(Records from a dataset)
━━━━━━━━

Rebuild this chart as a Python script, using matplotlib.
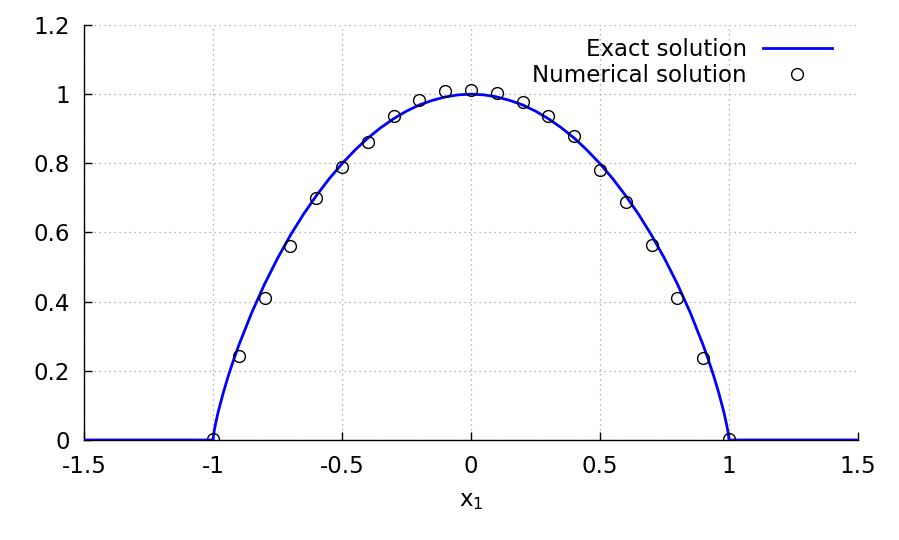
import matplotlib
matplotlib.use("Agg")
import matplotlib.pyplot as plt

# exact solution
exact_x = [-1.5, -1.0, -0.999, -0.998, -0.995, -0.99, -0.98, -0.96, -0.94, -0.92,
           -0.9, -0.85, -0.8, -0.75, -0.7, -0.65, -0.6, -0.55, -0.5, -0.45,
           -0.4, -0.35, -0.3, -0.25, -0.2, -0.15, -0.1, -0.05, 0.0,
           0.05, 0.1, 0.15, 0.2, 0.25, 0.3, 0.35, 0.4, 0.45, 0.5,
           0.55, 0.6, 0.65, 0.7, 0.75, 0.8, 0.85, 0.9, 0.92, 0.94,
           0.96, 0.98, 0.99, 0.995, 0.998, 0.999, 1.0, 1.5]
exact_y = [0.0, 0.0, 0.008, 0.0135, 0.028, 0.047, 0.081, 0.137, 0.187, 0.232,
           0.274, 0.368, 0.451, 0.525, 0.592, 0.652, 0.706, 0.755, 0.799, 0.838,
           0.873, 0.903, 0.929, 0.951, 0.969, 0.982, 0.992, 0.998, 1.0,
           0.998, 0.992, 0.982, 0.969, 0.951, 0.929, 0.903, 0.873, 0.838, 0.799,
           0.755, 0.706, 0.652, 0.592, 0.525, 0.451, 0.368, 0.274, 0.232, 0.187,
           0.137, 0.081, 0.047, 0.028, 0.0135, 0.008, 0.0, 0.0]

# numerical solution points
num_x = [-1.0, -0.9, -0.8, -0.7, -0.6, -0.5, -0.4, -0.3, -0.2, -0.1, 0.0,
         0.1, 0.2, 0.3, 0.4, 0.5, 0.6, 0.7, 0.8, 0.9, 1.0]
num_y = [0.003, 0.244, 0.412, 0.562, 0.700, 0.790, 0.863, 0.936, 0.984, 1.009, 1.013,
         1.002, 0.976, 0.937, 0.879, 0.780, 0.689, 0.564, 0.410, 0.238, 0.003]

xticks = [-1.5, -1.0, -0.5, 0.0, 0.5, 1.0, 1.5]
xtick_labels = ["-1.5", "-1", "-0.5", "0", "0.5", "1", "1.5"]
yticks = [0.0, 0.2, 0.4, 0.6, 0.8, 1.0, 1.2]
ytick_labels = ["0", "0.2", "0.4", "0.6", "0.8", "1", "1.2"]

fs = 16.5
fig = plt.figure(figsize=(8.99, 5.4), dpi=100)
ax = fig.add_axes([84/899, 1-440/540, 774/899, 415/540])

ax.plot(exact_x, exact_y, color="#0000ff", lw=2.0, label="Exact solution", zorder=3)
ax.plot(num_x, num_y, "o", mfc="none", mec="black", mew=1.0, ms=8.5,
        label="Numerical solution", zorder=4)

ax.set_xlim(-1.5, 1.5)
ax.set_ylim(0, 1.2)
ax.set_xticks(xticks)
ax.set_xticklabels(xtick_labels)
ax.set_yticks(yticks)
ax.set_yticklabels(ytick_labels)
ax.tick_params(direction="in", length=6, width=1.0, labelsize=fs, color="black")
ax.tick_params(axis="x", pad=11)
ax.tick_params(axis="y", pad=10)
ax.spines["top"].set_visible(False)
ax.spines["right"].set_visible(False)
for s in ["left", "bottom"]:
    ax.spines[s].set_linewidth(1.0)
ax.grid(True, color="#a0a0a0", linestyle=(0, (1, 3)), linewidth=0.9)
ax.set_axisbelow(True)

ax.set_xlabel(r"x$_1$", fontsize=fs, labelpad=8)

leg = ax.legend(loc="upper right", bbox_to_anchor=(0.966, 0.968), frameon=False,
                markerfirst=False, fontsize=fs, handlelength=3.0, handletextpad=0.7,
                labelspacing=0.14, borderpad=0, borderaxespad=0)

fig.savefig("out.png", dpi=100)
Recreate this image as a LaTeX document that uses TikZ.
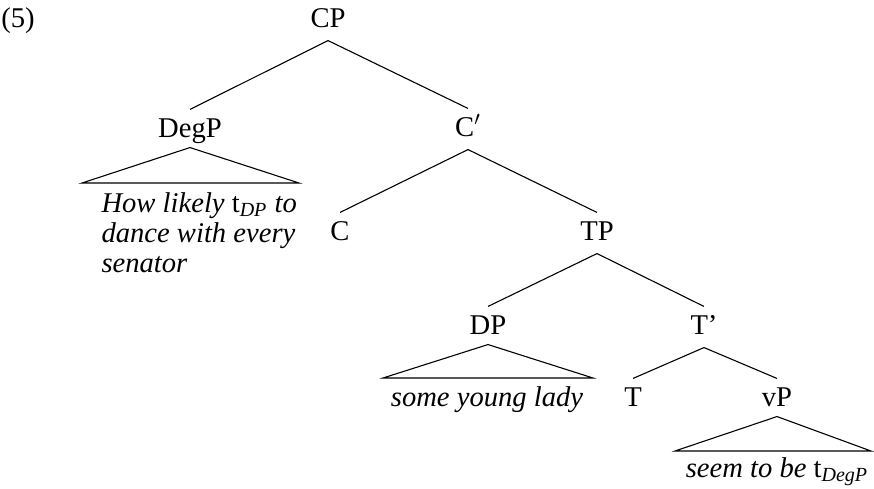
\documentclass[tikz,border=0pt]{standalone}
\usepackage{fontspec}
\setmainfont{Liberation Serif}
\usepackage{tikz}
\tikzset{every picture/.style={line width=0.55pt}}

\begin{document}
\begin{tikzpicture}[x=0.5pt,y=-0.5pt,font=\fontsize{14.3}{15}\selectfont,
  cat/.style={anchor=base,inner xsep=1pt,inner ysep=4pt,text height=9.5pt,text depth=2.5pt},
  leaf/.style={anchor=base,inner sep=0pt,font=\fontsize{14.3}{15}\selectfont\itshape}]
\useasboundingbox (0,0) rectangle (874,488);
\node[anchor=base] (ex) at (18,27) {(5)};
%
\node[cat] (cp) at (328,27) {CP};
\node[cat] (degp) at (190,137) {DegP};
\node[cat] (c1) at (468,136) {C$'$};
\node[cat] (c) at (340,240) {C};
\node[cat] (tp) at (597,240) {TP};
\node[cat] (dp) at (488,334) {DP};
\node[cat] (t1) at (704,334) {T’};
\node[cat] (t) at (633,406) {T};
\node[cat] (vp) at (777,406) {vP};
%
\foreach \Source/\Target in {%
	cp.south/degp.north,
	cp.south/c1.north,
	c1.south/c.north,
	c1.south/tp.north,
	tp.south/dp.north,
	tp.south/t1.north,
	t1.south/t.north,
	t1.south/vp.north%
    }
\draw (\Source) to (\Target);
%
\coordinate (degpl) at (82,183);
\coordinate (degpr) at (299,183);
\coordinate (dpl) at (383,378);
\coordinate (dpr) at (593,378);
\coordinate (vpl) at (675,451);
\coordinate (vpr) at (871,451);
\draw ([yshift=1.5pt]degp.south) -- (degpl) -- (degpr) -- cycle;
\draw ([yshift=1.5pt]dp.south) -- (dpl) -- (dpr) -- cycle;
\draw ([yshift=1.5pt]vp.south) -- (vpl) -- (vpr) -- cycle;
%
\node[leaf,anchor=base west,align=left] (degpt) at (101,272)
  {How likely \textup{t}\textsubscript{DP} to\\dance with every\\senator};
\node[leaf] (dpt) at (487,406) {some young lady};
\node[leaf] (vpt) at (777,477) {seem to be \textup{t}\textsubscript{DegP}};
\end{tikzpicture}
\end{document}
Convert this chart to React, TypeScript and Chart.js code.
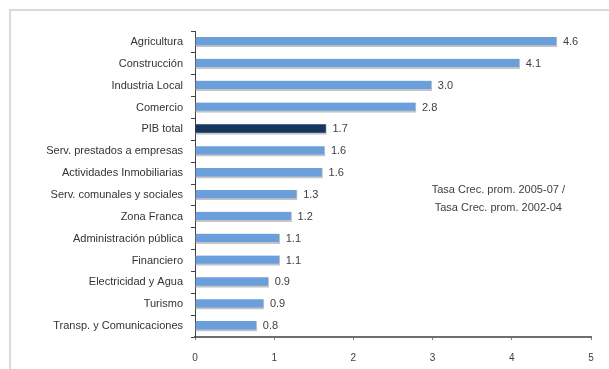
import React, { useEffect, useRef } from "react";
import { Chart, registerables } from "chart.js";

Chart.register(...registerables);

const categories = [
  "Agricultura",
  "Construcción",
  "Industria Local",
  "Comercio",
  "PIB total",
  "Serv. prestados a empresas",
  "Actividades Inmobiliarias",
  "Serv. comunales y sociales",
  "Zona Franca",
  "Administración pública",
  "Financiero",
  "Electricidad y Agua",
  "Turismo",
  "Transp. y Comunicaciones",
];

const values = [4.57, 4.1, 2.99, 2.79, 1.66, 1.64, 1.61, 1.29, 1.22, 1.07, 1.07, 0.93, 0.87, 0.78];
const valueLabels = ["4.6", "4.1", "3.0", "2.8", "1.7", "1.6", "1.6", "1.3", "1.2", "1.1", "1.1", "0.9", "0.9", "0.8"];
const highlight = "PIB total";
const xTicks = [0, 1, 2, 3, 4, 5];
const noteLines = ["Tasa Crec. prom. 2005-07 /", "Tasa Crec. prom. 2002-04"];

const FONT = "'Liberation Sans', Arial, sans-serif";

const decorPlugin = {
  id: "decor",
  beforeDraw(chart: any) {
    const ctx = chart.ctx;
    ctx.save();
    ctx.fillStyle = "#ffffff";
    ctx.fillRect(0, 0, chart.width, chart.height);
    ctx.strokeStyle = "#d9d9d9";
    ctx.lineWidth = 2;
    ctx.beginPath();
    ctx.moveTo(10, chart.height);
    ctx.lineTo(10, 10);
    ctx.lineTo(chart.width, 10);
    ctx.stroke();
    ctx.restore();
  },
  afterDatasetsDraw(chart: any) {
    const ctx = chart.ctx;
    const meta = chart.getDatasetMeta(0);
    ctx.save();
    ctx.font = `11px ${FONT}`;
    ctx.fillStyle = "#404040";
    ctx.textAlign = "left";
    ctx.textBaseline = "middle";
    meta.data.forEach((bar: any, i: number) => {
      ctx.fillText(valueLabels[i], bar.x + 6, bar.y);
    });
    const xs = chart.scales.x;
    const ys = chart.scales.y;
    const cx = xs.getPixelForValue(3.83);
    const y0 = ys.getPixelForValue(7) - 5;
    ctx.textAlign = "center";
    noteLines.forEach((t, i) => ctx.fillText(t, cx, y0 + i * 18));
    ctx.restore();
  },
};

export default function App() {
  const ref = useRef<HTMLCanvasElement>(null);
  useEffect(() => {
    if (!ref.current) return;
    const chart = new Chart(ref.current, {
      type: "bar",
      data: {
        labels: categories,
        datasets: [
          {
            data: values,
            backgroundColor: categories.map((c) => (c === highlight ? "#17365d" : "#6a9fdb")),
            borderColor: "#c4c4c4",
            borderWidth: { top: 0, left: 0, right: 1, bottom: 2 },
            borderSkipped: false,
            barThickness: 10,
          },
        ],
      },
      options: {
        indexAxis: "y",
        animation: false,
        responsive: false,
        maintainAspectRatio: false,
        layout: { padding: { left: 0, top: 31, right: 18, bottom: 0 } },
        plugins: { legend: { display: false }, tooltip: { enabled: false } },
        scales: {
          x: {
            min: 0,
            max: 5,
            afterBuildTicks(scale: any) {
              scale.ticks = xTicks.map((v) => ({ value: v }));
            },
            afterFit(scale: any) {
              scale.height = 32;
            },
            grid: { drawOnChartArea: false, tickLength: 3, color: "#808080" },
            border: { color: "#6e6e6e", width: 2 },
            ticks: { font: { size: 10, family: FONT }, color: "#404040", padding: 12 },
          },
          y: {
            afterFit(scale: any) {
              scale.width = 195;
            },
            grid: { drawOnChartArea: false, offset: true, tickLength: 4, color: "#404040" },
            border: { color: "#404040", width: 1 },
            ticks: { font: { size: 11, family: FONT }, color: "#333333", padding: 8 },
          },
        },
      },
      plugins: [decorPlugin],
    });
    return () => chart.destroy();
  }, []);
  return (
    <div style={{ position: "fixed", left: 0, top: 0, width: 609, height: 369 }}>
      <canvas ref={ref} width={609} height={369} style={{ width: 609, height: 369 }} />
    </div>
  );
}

━━━━━━━━

## WHAT YOU NEED TO DO
Identify each line holding the string "matplotlib", and copy it out.

## RESULT
Rebuild this chart as a Python script, using matplotlib.
import matplotlib
matplotlib.use("Agg")
import matplotlib.pyplot as plt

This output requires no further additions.